As a result of the aforesaid allotments of equity shares, the paid up share capital of the Company stands increased to Rs.17,86,51,138 comprising of 8,93,25,569 equity shares of Rs.2/- each.

EMPLOYEE STOCK OPTIONS

During the FY 2017-18, on November 3, 2017, the Company had granted 45,66,600 (Forty Five Lakhs Sixty Six Thousand Six Hundred) stock options under the Company’s Indiabulls Integrated Services Limited Employee Stock Option Scheme - 2011, to certain eligible employees at an exercise price of Rs.105.20 per option. Subsequently, in the current financial year, on August 9, 2018, the Company has granted 10,00,000 (Ten Lakhs) stock options under the Company’s ESOP Scheme-2018, at an exercise price of Rs.489.35 per option.

The disclosures required to be made in compliance with the applicable regulations have been placed on the website of the Company www.indiabullsintegratedservices.com.

PUBLIC DEPOSITS

During the year under review, the Company has not accepted any deposits from the public, falling within the ambit of Chapter V of the Companies Act, 2013 and the Companies (Acceptance of Deposits) Rules, 2014.

LISTING WITH STOCK EXCHANGES

The Equity Shares (ISIN: INE126M01010) of the Company, continue to remain listed at BSE Limited and National Stock Exchange of India Limited.

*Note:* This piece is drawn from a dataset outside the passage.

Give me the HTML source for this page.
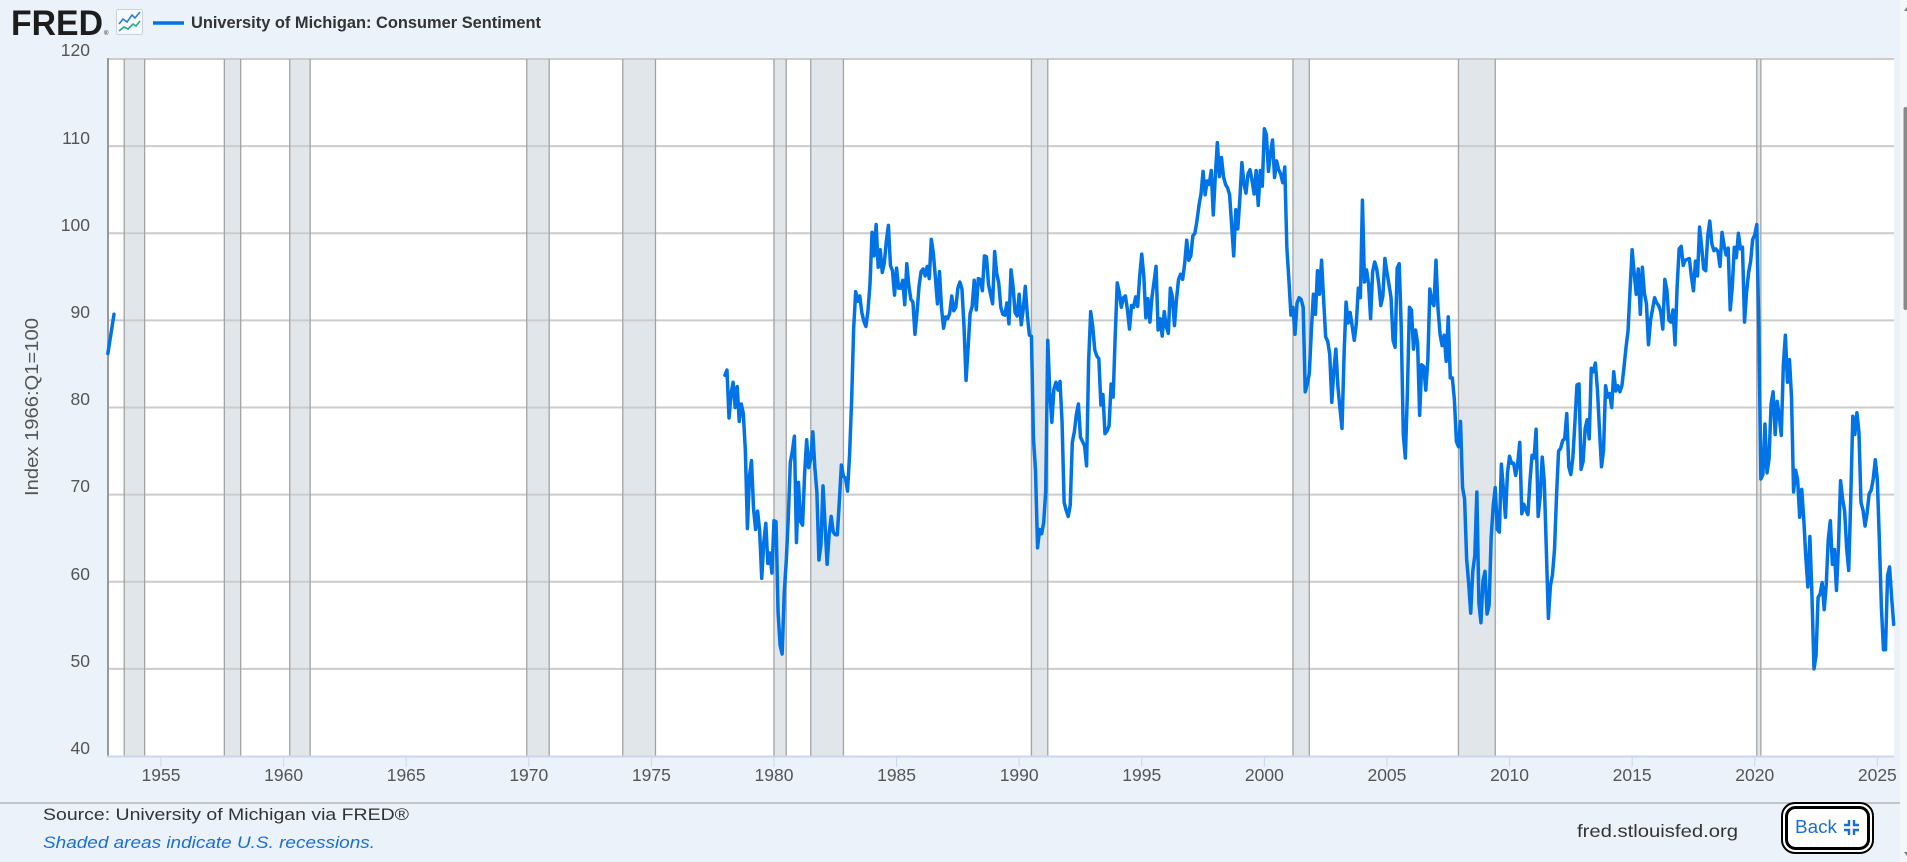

The listing fees payable to both the exchanges for the financial year 2018-19 have been paid.

AUDITORS

(a) Statutory Auditors

M/s Agarwal Prakash & Co. (Firm Registration No. 005975N), the Statutory Auditors of the Company were appointed by the members at their Seventh Annual General Meeting, held on September 26, 2014, for a period of five years i.e. until the conclusion of the Twelfth Annual General Meeting of the Company. The Ministry of Corporate Affairs (MCA) vide its notification no. S.O. 1833(E) dated May 7, 2018 has done away with the requirement of getting the appointment of the Statutory Auditors ratified at every Annual General Meeting and therefore no such ratification is being sought at ensuing Annual General Meeting of the Company.

The Auditors’ Report forming part of this Annual Report is self-explanatory and therefore do not call for any further explanation. No frauds have been reported by the Auditors of the Company in terms of the provisions of Section 143(12) of the Companies Act, 2013 and Rules framed thereunder.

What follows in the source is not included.